Il n’y avait pas moyen d’échapper à cette voix au tournant des années 1970 et 1980 dans la grande région de Montréal, même si vous n’étiez pas un amateur de musique disco. La voix de Donna Summer, la reine du genre, disparue jeudi des suites du cancer à l’âge de 63 ans, était partout. Absolument partout… Sur toutes les ondes des radios destinées au jeune public de la bande FM, comme le soulignait sa chanson On the Radio, sauf celles de CHOM.
Par Philippe Rezzonico
Évidemment, son ascension s’était amorcée quelque temps plus tôt avec la parution de Love To Love You Baby à la fin de l’année 1975, l’un des tubes les plus cochons de l’histoire de la musique. Une chanson qui aura eu droit à une version remixée de plus d’un quart d’heure – l’une des premières ayant droit à ce privilège dans le genre disco – où Summer simule des tas d’orgasmes.
L’Àméricaine née à Boston en 1948 sous le nom de LaDonna Adrian Gaines prendra d’assaut les planchers de danse de la planète en 1976 avec cette bombe et autres Could It Be Magic. Elle va consolider sa jeune légende en 1977 avec I Feel Love dont la pulsion hypnotique et répétitive faisait autant vibrer les amateurs de l’idiome que hurler de rage ses détracteurs. Dieu que j’ai détesté cette chanson produite par Giorgio Moroder à l’adolescence !
De la voix
Sauf que Donna – fallait admettre – savait chanter. Elle n’avait pas une voix de mezzo-soprano pour rien. Avec sa couronne de reine du disco bien installée sur sa tête, elle décida de le démontrer. Quand MacArthur Park arrive sur les ondes en 1978, je tombe en bas de ma chaise.
Sa relecture métamorphosée de la ballade de Jimmy Webb popularisée par Richard Harris est délectable et lui permet de rallier des amateurs de musique qui ne sont pas nécessairement des clubbers.
Donna Summer ne s’arrêtera pas sur sa lancée. Avant la fin de l’année, le film peu mémorable que fut Thank God it’s Friday – n’est pas Saturday Night Fever qui veut – lui permet d’interpréter son nouveau succès, Last Dance, qui sera salué d’un premier trophée Grammy. Le compositeur, un certain Paul Jabara, obtiendra de son côté un Oscar pour cette chanson.
Soul et pop
Mais pour les ados dans mon genre qui découvrent des tas de genres musicaux, Summer est désormais plus qu’une chanteuse disco. On repère la soul et la pop dans ces nouveaux tubes à venir, tous archi-mélodiques : Heaven Knows, avec le groupe Brooklyn Dreams ; le doublé coup de poing formé de Hot Stuff et Bad Girls, de l’album du même nom; ainsi que et le duo avec Barbra Streisand (No More Tears (Enough is Enough) ).

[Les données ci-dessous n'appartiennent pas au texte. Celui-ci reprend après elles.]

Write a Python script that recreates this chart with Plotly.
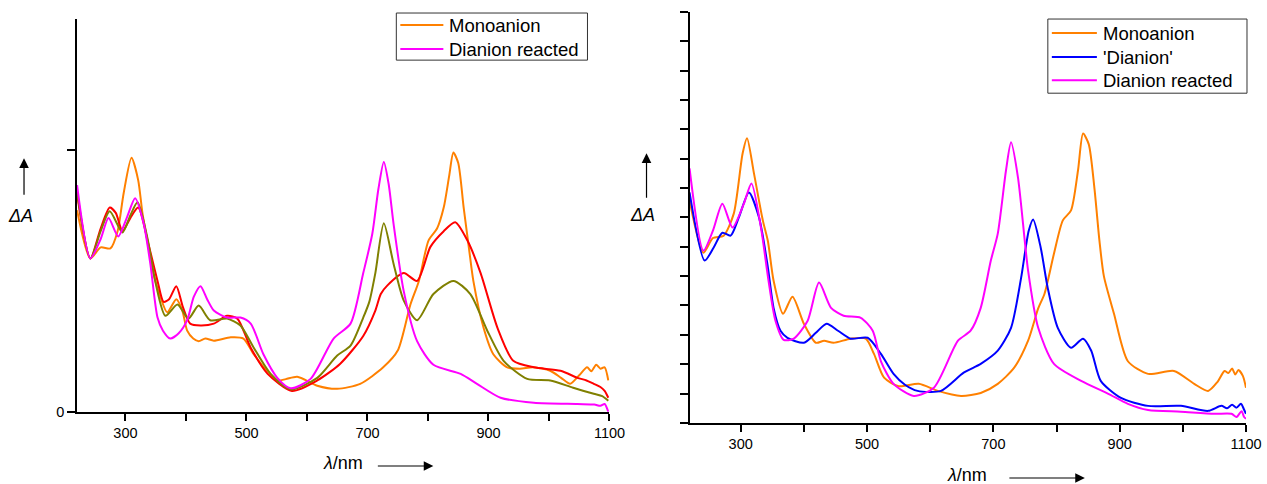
import plotly.graph_objects as go

# ---------------- data (wavelength nm, ΔA arbitrary units) ----------------
L_mono_x = [220,242,259,275,287,297,310,321,328,336,346,358,369,384,394,402,412,421,432,446,474,495,512,534,551,565,584,617,650,688,726,750,771,785,801,815,826,835,842,850,859,868,875,892,908,931,952,974,1002,1020,1035,1050,1063,1070,1078,1085,1092,1098]
L_mono_y = [0.77,0.586,0.628,0.624,0.69,0.835,0.97,0.885,0.76,0.655,0.53,0.437,0.38,0.43,0.387,0.31,0.28,0.27,0.28,0.272,0.285,0.28,0.22,0.157,0.12,0.125,0.134,0.10,0.088,0.107,0.17,0.234,0.41,0.50,0.655,0.70,0.78,0.90,0.99,0.95,0.78,0.62,0.50,0.32,0.22,0.17,0.165,0.17,0.157,0.13,0.107,0.14,0.17,0.155,0.18,0.165,0.17,0.12]

L_red_x = [220,242,259,274,284,295,308,321,338,353,363,372,384,395,407,424,446,468,485,507,535,575,617,655,693,713,722,733,760,782,804,826,845,865,887,915,941,975,1019,1047,1062,1074,1085,1092,1098]
L_red_y = [0.83,0.586,0.70,0.78,0.76,0.69,0.74,0.78,0.64,0.50,0.42,0.43,0.48,0.40,0.337,0.33,0.337,0.367,0.356,0.245,0.145,0.08,0.12,0.184,0.29,0.387,0.45,0.483,0.53,0.50,0.63,0.69,0.724,0.655,0.53,0.32,0.195,0.17,0.157,0.13,0.12,0.107,0.095,0.08,0.054]

L_olive_x = [220,242,259,274,295,308,320,336,350,366,386,404,421,440,468,490,512,540,573,617,650,672,693,703,713,727,743,760,782,809,842,870,898,925,964,1002,1040,1074,1088,1098]
L_olive_y = [0.84,0.586,0.69,0.766,0.685,0.75,0.80,0.667,0.49,0.367,0.41,0.356,0.406,0.35,0.356,0.33,0.245,0.145,0.086,0.13,0.215,0.253,0.36,0.42,0.53,0.72,0.567,0.425,0.35,0.45,0.50,0.45,0.31,0.195,0.126,0.12,0.092,0.069,0.06,0.042]

L_mag_x = [220,242,259,272,288,302,316,330,341,353,362,374,388,402,413,424,435,446,468,490,507,528,551,573,606,644,672,693,708,718,727,735,743,760,782,809,854,881,920,975,1047,1075,1085,1092,1098]
L_mag_y = [0.866,0.586,0.66,0.74,0.67,0.74,0.816,0.72,0.567,0.36,0.31,0.28,0.30,0.35,0.44,0.48,0.43,0.387,0.36,0.36,0.337,0.22,0.13,0.09,0.126,0.28,0.337,0.53,0.68,0.85,0.954,0.87,0.72,0.46,0.27,0.18,0.145,0.107,0.054,0.035,0.03,0.028,0.023,0.03,0.0]

R_mono_x = [219,241,256,273,289,303,310,321,335,343,352,367,382,400,419,432,447,474,498,511,527,550,582,612,649,680,707,733,755,771,781,796,810,823,834,842,851,860,868,875,891,913,945,986,1018,1040,1055,1066,1072,1078,1083,1088,1095,1100]
R_mono_y = [0.758,0.58,0.63,0.638,0.713,0.918,0.97,0.85,0.69,0.62,0.485,0.372,0.43,0.338,0.273,0.28,0.273,0.287,0.287,0.235,0.154,0.125,0.133,0.109,0.092,0.102,0.133,0.188,0.28,0.39,0.44,0.577,0.69,0.724,0.86,0.986,0.95,0.80,0.62,0.50,0.372,0.21,0.167,0.177,0.133,0.109,0.14,0.177,0.17,0.185,0.165,0.18,0.16,0.12]

R_blue_x = [219,243,257,271,284,297,313,329,343,352,363,374,400,419,436,454,474,501,522,542,560,580,617,653,680,707,728,744,756,763,775,786,802,823,842,855,870,902,945,997,1040,1061,1070,1078,1085,1092,1097,1100]
R_blue_y = [0.785,0.553,0.597,0.648,0.638,0.70,0.785,0.70,0.53,0.392,0.314,0.29,0.273,0.307,0.338,0.314,0.287,0.29,0.235,0.167,0.13,0.109,0.109,0.171,0.201,0.246,0.324,0.495,0.655,0.693,0.597,0.461,0.324,0.256,0.287,0.246,0.143,0.085,0.058,0.058,0.041,0.058,0.05,0.062,0.052,0.065,0.045,0.031]

R_mag_x = [219,241,256,271,287,305,317,332,344,355,368,384,406,424,443,463,490,509,522,542,574,606,644,664,680,696,707,720,728,739,755,771,796,839,882,913,945,997,1050,1077,1085,1093,1097,1100]
R_mag_y = [0.867,0.587,0.655,0.747,0.666,0.747,0.816,0.666,0.485,0.348,0.283,0.287,0.348,0.478,0.392,0.365,0.358,0.314,0.21,0.133,0.092,0.12,0.28,0.314,0.392,0.553,0.645,0.86,0.956,0.836,0.519,0.324,0.201,0.143,0.099,0.065,0.044,0.038,0.031,0.031,0.02,0.04,0.02,0.014]

x_ticks = [300, 400, 500, 600, 700, 800, 900, 1000, 1100]
x_labels = ["300", "", "500", "", "700", "", "900", "", "1100"]

ORANGE = "#FF8000"
MAGENTA = "#FF00FF"
RED = "#FF0000"
OLIVE = "#808000"
BLUE = "#0000FF"

FONT = "Arial, Liberation Sans, sans-serif"

fig = go.Figure()

def add(x, y, color, name, xa, ya):
    fig.add_trace(go.Scatter(
        x=x, y=y, mode="lines", name=name,
        line=dict(color=color, width=2, shape="spline", smoothing=0.7),
        xaxis=xa, yaxis=ya, showlegend=False))

# left panel
add(L_mono_x, L_mono_y, ORANGE, "Monoanion", "x", "y")
add(L_red_x, L_red_y, RED, "red", "x", "y")
add(L_olive_x, L_olive_y, OLIVE, "olive", "x", "y")
add(L_mag_x, L_mag_y, MAGENTA, "Dianion reacted", "x", "y")

# right panel
add(R_mono_x, R_mono_y, ORANGE, "Monoanion", "x2", "y2")
add(R_blue_x, R_blue_y, BLUE, "'Dianion'", "x2", "y2")
add(R_mag_x, R_mag_y, MAGENTA, "Dianion reacted", "x2", "y2")

W, H = 1267, 484
# the rendered page comes out slightly smaller than the layout size;
# positions are expressed in target pixels and converted with the effective size
WE, HE = 1250.0, 475.0

def fx(p):
    return p / WE

def fy(p):
    return 1 - p / HE

axis_common = dict(showline=True, linecolor="black", linewidth=1.5,
                   showgrid=False, zeroline=False, ticks="outside",
                   tickcolor="black", tickwidth=1.5, mirror=False,
                   tickfont=dict(family=FONT, size=14.5, color="black"))

fig.update_layout(
    width=W, height=H, autosize=False,
    margin=dict(l=0, r=0, t=0, b=0, pad=0),
    paper_bgcolor="white", plot_bgcolor="white",
    font=dict(family=FONT, color="black"),
    showlegend=False,
    xaxis=dict(domain=[fx(77), fx(609)], range=[220, 1100], anchor="y",
               tickvals=x_ticks, ticktext=x_labels, ticklen=7, **axis_common),
    yaxis=dict(domain=[fy(411), fy(19)], range=[0, 1.5], anchor="x",
               tickvals=[0, 1], ticktext=["0", ""], ticklen=8, **axis_common),
    xaxis2=dict(domain=[fx(689), fx(1245)], range=[219, 1100], anchor="y2",
                tickvals=x_ticks, ticktext=x_labels, ticklen=7, **axis_common),
    yaxis2=dict(domain=[fy(422), fy(12)], range=[0, 1.4], anchor="x2",
                tickvals=[i/10 for i in range(15)], showticklabels=False,
                ticklen=8, **axis_common),
)

def txt(x, y, s, size=18, anchor="center"):
    fig.add_annotation(x=fx(x), y=fy(y), xref="paper", yref="paper", text=s,
                       showarrow=False, xanchor=anchor, yanchor="middle",
                       font=dict(family=FONT, size=size, color="black"))

def arrow(x0, y0, x1, y1):
    fig.add_annotation(x=fx(x1), y=fy(y1), xref="paper", yref="paper", text="",
                       showarrow=True, ax=x0-x1, ay=y0-y1, axref="pixel", ayref="pixel",
                       arrowhead=2, arrowsize=1.6, arrowwidth=1.2, arrowcolor="black")

# axis titles
txt(343, 462, "<i>λ</i>/nm")
arrow(376, 465, 433, 465)
txt(966, 474, "<i>λ</i>/nm")
arrow(1007, 477, 1084, 477)
txt(20, 216, "<i>ΔA</i>")
arrow(24, 196, 24, 158)
txt(642, 215, "<i>ΔA</i>")
arrow(646, 199, 646, 153)

# legends (box, line samples, labels)
def legend(box, rows, x_line, x_text):
    x0, y0, x1, y1 = box
    fig.add_shape(type="rect", xref="paper", yref="paper",
                  x0=fx(x0), x1=fx(x1), y0=fy(y1), y1=fy(y0),
                  line=dict(color="#333333", width=1), fillcolor="white", layer="above")
    for (yy, color, label) in rows:
        fig.add_shape(type="line", xref="paper", yref="paper",
                      x0=fx(x_line[0]), x1=fx(x_line[1]), y0=fy(yy), y1=fy(yy),
                      line=dict(color=color, width=2), layer="above")
        txt(x_text, yy, label, size=18.5, anchor="left")

legend((396, 13, 587, 60),
       [(25, ORANGE, "Monoanion"), (49, MAGENTA, "Dianion reacted")],
       (400, 443), 447)
legend((1047, 19, 1246, 93),
       [(33, ORANGE, "Monoanion"), (57, BLUE, "'Dianion'"), (80, MAGENTA, "Dianion reacted")],
       (1051, 1096), 1100)

fig.write_html("out.html",
               post_script="document.body.style.margin='0';document.body.style.overflow='hidden';")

Tout ce que Summer touche se transforme en or. Sur une période d’un an, Last Dance, Bad Girls, Hot Stuff et No More Tears – parus sur trois albums différents -, vont tous atteindre le sommet des palmarès et inonder les ondes radiophoniques.

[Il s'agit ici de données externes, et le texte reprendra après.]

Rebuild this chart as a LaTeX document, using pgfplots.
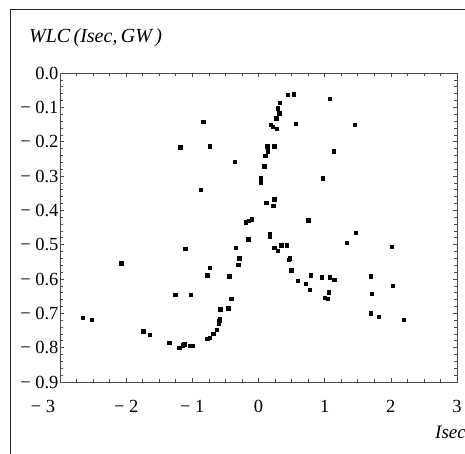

Le reste de l’histoire est digne des musicographies. Au début des années 1980, Summer quitte Casablanca Records pour Geffen. Elle n’obtiendra jamais autant de succès dans les années à venir, à l’exception de She Work Hard For the Money, devenu un hymne à la travailleuse féminine. Un peu comme si son héritage était exclusivement lié aux années 1970.
C’est probablement le cas, même si on a vu deux nouvelles générations de filles danser sur Last Dance, Bad Girls et Hot Stuff dans les 30 dernières années et une troisième découvrir ces chansons-là par le biais du karaoké.
C’est quand même merveilleux la musique… Même quand une icône disparaît, la dernière danse n’a jamais de fin.